As a reminder this position is hedged, but not with an absolute hedge. Meaning that there is no floor to the losses if the trade is left unattended. This trade requires vigilance and constant monitoring for exit criteria. Hence we would consider this to be more of a trade than an investment.

Last week on 6/21 we entered into the following position:

• Short NDX July 2300 put @ $5.73
• Long NDX July 2250 put @ $3.83
• Net Credit of $1.90
• Probability of success 96.5%

As mentioned above, knowing when to exit is the most important means of managing risk. The rule of thumb with this trade is when the spread premium doubles, its time to exit. In this example, if the spread reaches $3.80 (2x$1.90) the trade should be closed and an OTM Credit Call Spread should be written to help offset the loss. This second spread switches the trade bias from bull to bear.

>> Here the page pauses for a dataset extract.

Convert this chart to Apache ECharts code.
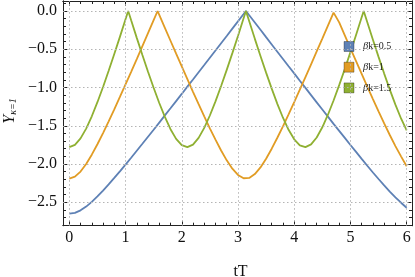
<!DOCTYPE html>
<html>
<head>
<meta charset="utf-8">
<script src="https://cdn.jsdelivr.net/npm/echarts@6/dist/echarts.min.js"></script>
<style>html,body{margin:0;padding:0;background:#fff}#c{width:415px;height:277px}</style>
</head>
<body>
<div id="c"></div>
<script>
// time grid (tT)
const tGrid = [0,0.1,0.2,0.3,0.4,0.5,0.6,0.7,0.8,0.9,1.0,1.1,1.2,1.3,1.4,1.5,1.6,1.7,1.8,1.9,2.0,2.1,2.2,2.3,2.4,2.5,2.6,2.7,2.8,2.9,3.0,3.1,3.2,3.3,3.4,3.5,3.6,3.7,3.8,3.9,4.0,4.1,4.2,4.3,4.4,4.5,4.6,4.7,4.8,4.9,5.0,5.1,5.2,5.3,5.4,5.5,5.6,5.7,5.8,5.9,6.0];
// βk=0.5
const yBlue = [-2.650,-2.639,-2.606,-2.557,-2.495,-2.424,-2.347,-2.266,-2.182,-2.096,-2.008,-1.918,-1.827,-1.736,-1.644,-1.552,-1.459,-1.365,-1.272,-1.178,-1.084,-0.989,-0.895,-0.800,-0.706,-0.611,-0.516,-0.421,-0.326,-0.230,-0.135,-0.040,
  -0.056,-0.151,-0.246,-0.342,-0.437,-0.532,-0.627,-0.722,-0.816,-0.911,-1.005,-1.100,-1.194,-1.288,-1.381,-1.475,-1.567,-1.659,-1.751,-1.842,-1.933,-2.023,-2.111,-2.196,-2.280,-2.360,-2.436,-2.506,-2.572];
const peaksBlue = [[3.1416,0]];
// βk=1
const yOrange = [-2.190,-2.166,-2.099,-2.000,-1.878,-1.742,-1.596,-1.442,-1.285,-1.124,-0.960,-0.795,-0.628,-0.459,-0.290,-0.120,
  -0.050,-0.220,-0.389,-0.558,-0.725,-0.891,-1.056,-1.218,-1.377,-1.533,-1.682,-1.823,-1.952,-2.061,-2.143,-2.186,
  -2.182,-2.132,-2.045,-1.931,-1.800,-1.657,-1.507,-1.351,-1.191,-1.028,-0.864,-0.697,-0.529,-0.361,-0.191,-0.021,
  -0.149,-0.319,-0.488,-0.656,-0.822,-0.988,-1.151,-1.312,-1.469,-1.621,-1.766,-1.900,-2.030];
const peaksOrange = [[1.5708,0],[4.7124,0]];
// βk=1.5
const yGreen = [-1.780,-1.750,-1.665,-1.537,-1.376,-1.192,-0.993,-0.782,-0.563,-0.338,-0.109,
  -0.122,-0.351,-0.575,-0.794,-1.004,-1.203,-1.385,-1.545,-1.671,-1.753,
  -1.780,-1.747,-1.659,-1.528,-1.366,-1.181,-0.981,-0.770,-0.551,-0.326,-0.096,
  -0.135,-0.364,-0.588,-0.806,-1.015,-1.214,-1.395,-1.553,-1.677,-1.756,
  -1.779,-1.743,-1.653,-1.520,-1.356,-1.170,-0.969,-0.758,-0.538,-0.313,-0.083,
  -0.148,-0.376,-0.600,-0.818,-1.027,-1.224,-1.405,-1.561];
const peaksGreen = [[1.0472,0],[3.1416,0],[5.2360,0]];

const seriesNames = ['βk=0.5','βk=1','βk=1.5'];
const colors = ['#5E81B5','#E19C24','#8FB032'];

const majorX = [0,1,2,3,4,5,6];
const minorX = [0.2,0.4,0.6,0.8,1.2,1.4,1.6,1.8,2.2,2.4,2.6,2.8,3.2,3.4,3.6,3.8,4.2,4.4,4.6,4.8,5.2,5.4,5.6,5.8];
const majorY = [-2.5,-2.0,-1.5,-1.0,-0.5,0.0];
const minorY = [-2.8,-2.7,-2.6,-2.4,-2.3,-2.2,-2.1,-1.9,-1.8,-1.7,-1.6,-1.4,-1.3,-1.2,-1.1,-0.9,-0.8,-0.7,-0.6,-0.4,-0.3,-0.2,-0.1,0.1];

const X_MIN = -0.112, X_MAX = 6.095, Y_MIN = -2.8065, Y_MAX = 0.1307;

function build(ys, peaks){
  const pts = tGrid.map((t,i)=>[t, ys[i]]).concat(peaks);
  pts.sort((a,b)=>a[0]-b[0]);
  return pts;
}

const serif = 'Liberation Serif';
const frameColor = '#222';
function xAx(pos, len, vals, labels){
  return {type:'value', position:pos, min:X_MIN, max:X_MAX,
    axisLine:{show:true, onZero:false, lineStyle:{color:frameColor, width:1}},
    axisTick:{show:true, inside:true, length:len, customValues:vals, lineStyle:{color:frameColor, width:1}},
    axisLabel: labels ? {show:true, customValues:majorX, fontFamily:serif, fontSize:16, color:'#111', margin:4, formatter:v=>String(Math.round(v))} : {show:false},
    splitLine:{show:false}};
}
function yAx(pos, len, vals, labels){
  return {type:'value', position:pos, min:Y_MIN, max:Y_MAX,
    axisLine:{show:true, onZero:false, lineStyle:{color:frameColor, width:1}},
    axisTick:{show:true, inside:true, length:len, customValues:vals, lineStyle:{color:frameColor, width:1}},
    axisLabel: labels ? {show:true, customValues:majorY, fontFamily:serif, fontSize:16, color:'#111', margin:6, formatter:v=>(v<0?'\u2212':'')+Math.abs(v).toFixed(1)} : {show:false},
    splitLine:{show:false}};
}

const gridLines = majorX.map(v=>({xAxis:v})).concat(majorY.map(v=>({yAxis:v})));

const chart = echarts.init(document.getElementById('c'), null, {renderer:'canvas'});
chart.setOption({
  animation:false,
  backgroundColor:'#fff',
  grid:{left:63, right:3, top:1, bottom:51.3},
  xAxis:[xAx('bottom',5,majorX,true), xAx('bottom',3,minorX,false), xAx('top',5,majorX,false), xAx('top',3,minorX,false)],
  yAxis:[yAx('left',5,majorY,true), yAx('left',3,minorY,false), yAx('right',5,majorY,false), yAx('right',3,minorY,false)],
  legend:{orient:'vertical', left:338.5, top:36, itemWidth:10, itemHeight:10, itemGap:9.7, icon:'rect',
    itemStyle:{borderColor:'rgba(0,0,0,0.3)', borderWidth:1},
    textStyle:{fontFamily:serif, fontSize:10, color:'#222', padding:[0,0,0,4],
      rich:{b:{fontFamily:serif, fontSize:10.5, fontStyle:'italic', color:'#222'}, r:{fontFamily:serif, fontSize:10, color:'#222'}}},
    formatter: n => '{b|β}{r|' + n.slice(1) + '}',
    data: seriesNames},
  graphic:[
    {type:'text', x:240.5, y:271.5, style:{text:'tT', font:'16px "Liberation Serif"', fill:'#111', textAlign:'center', textVerticalAlign:'middle'}},
    {type:'text', x:10, y:111, rotation:Math.PI/2, style:{
      text:'{y|Y}{s|κ=1}', textAlign:'center', textVerticalAlign:'middle',
      rich:{y:{fontFamily:serif, fontStyle:'italic', fontSize:16, fill:'#111'}, s:{fontFamily:serif, fontStyle:'italic', fontSize:10, fill:'#111', padding:[7,0,0,0]}}}}
  ],
  series:[
    {type:'line', name:'grid', data:[], z:1, silent:true,
      markLine:{silent:true, symbol:'none', label:{show:false}, animation:false,
        lineStyle:{color:'#b4b4b4', type:[1.5,2.5], width:1}, data:gridLines}},
    {type:'line', name:seriesNames[0], data:build(yBlue,peaksBlue), showSymbol:false, symbol:'none', color:colors[0], lineStyle:{width:1.8, color:colors[0]}, z:3},
    {type:'line', name:seriesNames[1], data:build(yOrange,peaksOrange), showSymbol:false, symbol:'none', color:colors[1], lineStyle:{width:1.8, color:colors[1]}, z:3},
    {type:'line', name:seriesNames[2], data:build(yGreen,peaksGreen), showSymbol:false, symbol:'none', color:colors[2], lineStyle:{width:1.8, color:colors[2]}, z:3}
  ]
});
</script>
</body>
</html>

Because option premiums are based on multiple factors, it’s not always easy to predict at what price of the NDX should the trade be closed. Premium is impacted by the price movement of the NDX, the volatility of NDX options, and days until expiration. 

While its difficult to graphically show all of these moving factors on a single chart, here is an estimate, based on normal market volatility conditions, that we are projecting for the price of the NDX where an exit will trigger.
You’ll notice that the trigger price moves every day. This is because as time goes by there is a greater and greater probability that the trade pays. If there are dramatic downward movements in the beginning of the trade period, the premium will accelerate against the trade and probability of failure increases.  The trigger price is also non-linear. This is due to the accelerating decrease in premium values as time decays (and that’s a good thing for option sellers).

As of the close on Tuesday, the probability of success of the trade was 97% and the premium had declined to 1.27% or a gain of 33% (1.90 to 1.27).